Islamabad wants all Afghan nationals to leave the country except for those with valid visas and has expelled more than 2 ​million out of 3 million back to their home country since 2023. Many are second- and third-generation refugees who ‌fled violence at home in the 1980s.

The Afghans have been waiting for days for Pakistani officials to let them through the border amid fresh fighting between the two countries. Several Pakistanis, including women ⁠and children, were wounded in South Waziristan district by mortar shelling in a ⁠fresh round of attacks from Afghanistan on Wednesday, Pakistan said.

"We never imagined that one day we would be asked to leave," Bibi said, adding she had never been to Afghanistan. 

"We are going back with broken hearts," she told Reuters, sitting in a temporary camp set up for the refugees ‌at the Torkham border crossing in northwest Pakistan. 

She said she was worried about her children's well-being, ⁠their safety and their education once they were back in Afghanistan. ‌She has five sons and two daughters.
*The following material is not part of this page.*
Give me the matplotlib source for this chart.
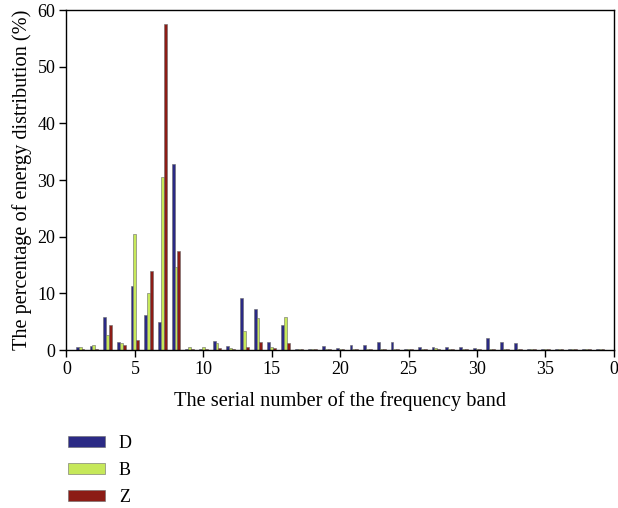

"What hurts me most ​is the lack of educational opportunities for my children in Afghanistan."   

Her father was just 17 when he migrated to Pakistan, Bibi said.

REFUGEES' PLIGHT MADE WORSE BY FIGHTING

Pakistan and Afghanistan have seen the ‌worst fighting this year since the Taliban took over in Kabul ​in 2021.

Islamabad says Kabul gives refuge to ⁠Islamist militants who attack inside Pakistan. Afghanistan denies this, saying the militancy is ‌Pakistan's domestic problem.

Long queues of trucks loaded with ⁠the refugees and their luggage have been stationed on both sides of the road leading to the border crossing. 

Burhan Khan, 24, said he and his family had been waiting at the crossing for ​over 12 days. Others have waited ‌even longer, he said.  

Khan feared the fighting between the two countries would make it worse for ⁠the refugees.  

"Women and children have been sitting inside ​the vehicles for nearly two weeks," he said.